[Dataset entries]
** BEGIN **

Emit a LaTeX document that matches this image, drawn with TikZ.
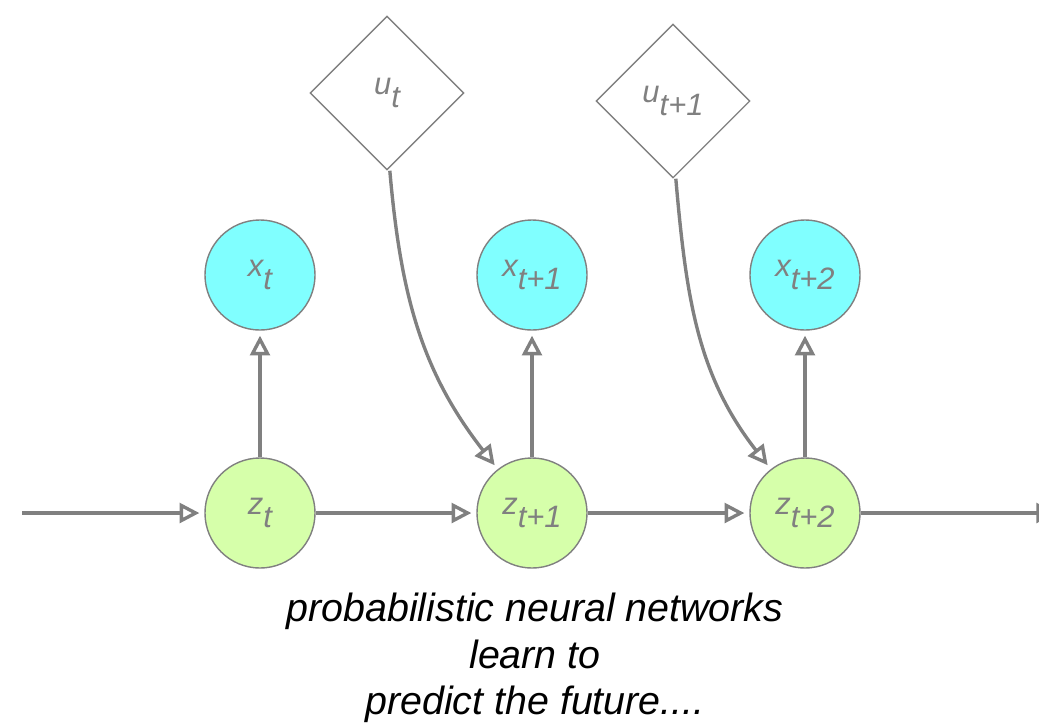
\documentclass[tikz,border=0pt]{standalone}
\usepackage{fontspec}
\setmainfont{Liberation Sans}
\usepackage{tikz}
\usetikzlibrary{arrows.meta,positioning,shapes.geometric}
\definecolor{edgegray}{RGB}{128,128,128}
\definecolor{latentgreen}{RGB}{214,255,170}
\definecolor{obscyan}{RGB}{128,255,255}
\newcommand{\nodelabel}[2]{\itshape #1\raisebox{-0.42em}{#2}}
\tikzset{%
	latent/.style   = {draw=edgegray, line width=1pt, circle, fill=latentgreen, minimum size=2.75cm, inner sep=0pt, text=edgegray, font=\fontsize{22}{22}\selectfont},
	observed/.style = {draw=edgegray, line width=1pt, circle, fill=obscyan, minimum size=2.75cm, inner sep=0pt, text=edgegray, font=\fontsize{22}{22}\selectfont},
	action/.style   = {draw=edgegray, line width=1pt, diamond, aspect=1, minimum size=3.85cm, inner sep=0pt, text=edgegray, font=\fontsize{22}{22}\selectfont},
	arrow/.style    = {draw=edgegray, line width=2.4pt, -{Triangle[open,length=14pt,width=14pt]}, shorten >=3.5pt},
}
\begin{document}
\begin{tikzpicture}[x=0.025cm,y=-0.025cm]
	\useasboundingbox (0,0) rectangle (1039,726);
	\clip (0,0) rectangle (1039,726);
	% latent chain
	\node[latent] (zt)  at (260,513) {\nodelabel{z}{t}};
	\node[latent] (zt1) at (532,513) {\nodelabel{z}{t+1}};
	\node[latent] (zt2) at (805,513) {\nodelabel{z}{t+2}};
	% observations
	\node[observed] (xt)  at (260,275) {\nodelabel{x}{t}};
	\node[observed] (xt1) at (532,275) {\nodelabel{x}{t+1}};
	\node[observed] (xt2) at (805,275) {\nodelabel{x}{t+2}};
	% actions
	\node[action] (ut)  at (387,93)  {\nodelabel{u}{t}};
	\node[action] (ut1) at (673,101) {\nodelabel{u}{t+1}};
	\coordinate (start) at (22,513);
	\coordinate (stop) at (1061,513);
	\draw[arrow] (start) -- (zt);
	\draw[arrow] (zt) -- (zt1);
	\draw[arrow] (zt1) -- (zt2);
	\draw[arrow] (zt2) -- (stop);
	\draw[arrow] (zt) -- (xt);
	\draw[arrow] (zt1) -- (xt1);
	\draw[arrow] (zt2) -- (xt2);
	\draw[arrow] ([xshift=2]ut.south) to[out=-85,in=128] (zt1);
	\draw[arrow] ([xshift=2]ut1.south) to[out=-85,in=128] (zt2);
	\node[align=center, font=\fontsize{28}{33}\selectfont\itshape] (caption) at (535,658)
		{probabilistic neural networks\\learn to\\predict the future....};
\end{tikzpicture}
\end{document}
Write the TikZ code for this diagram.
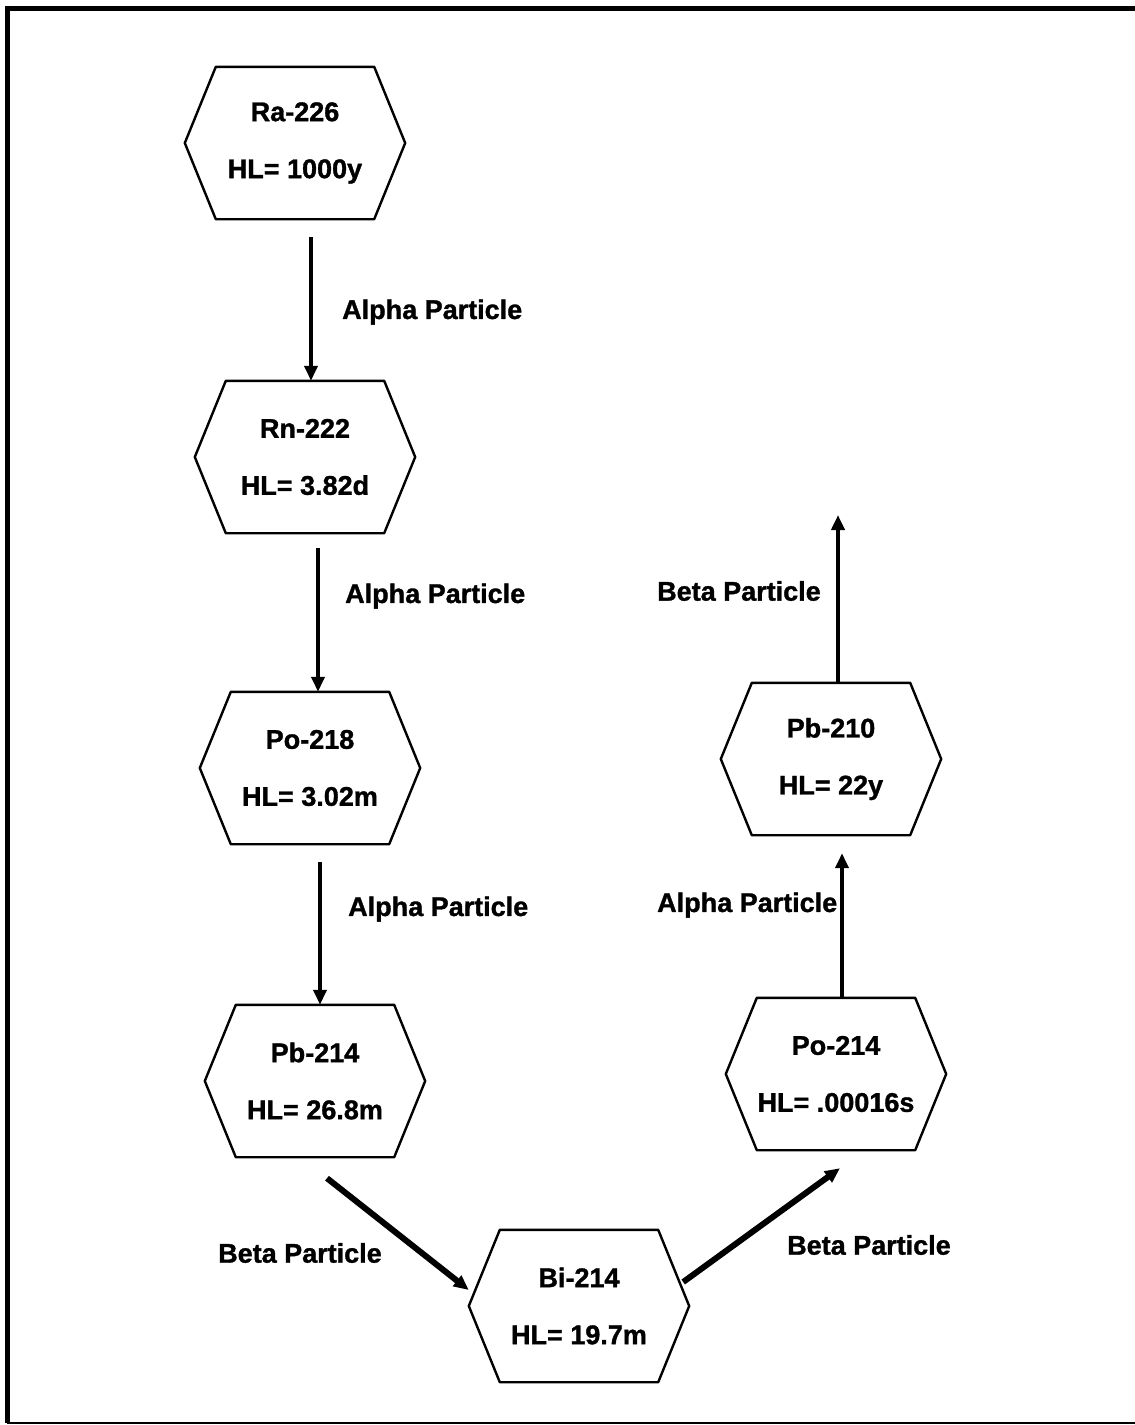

** END **

(REQUEST):
Look back over the material above and state how many lines hold the word "this". Write the number and nothing else.

(WRITTEN REPLY):
2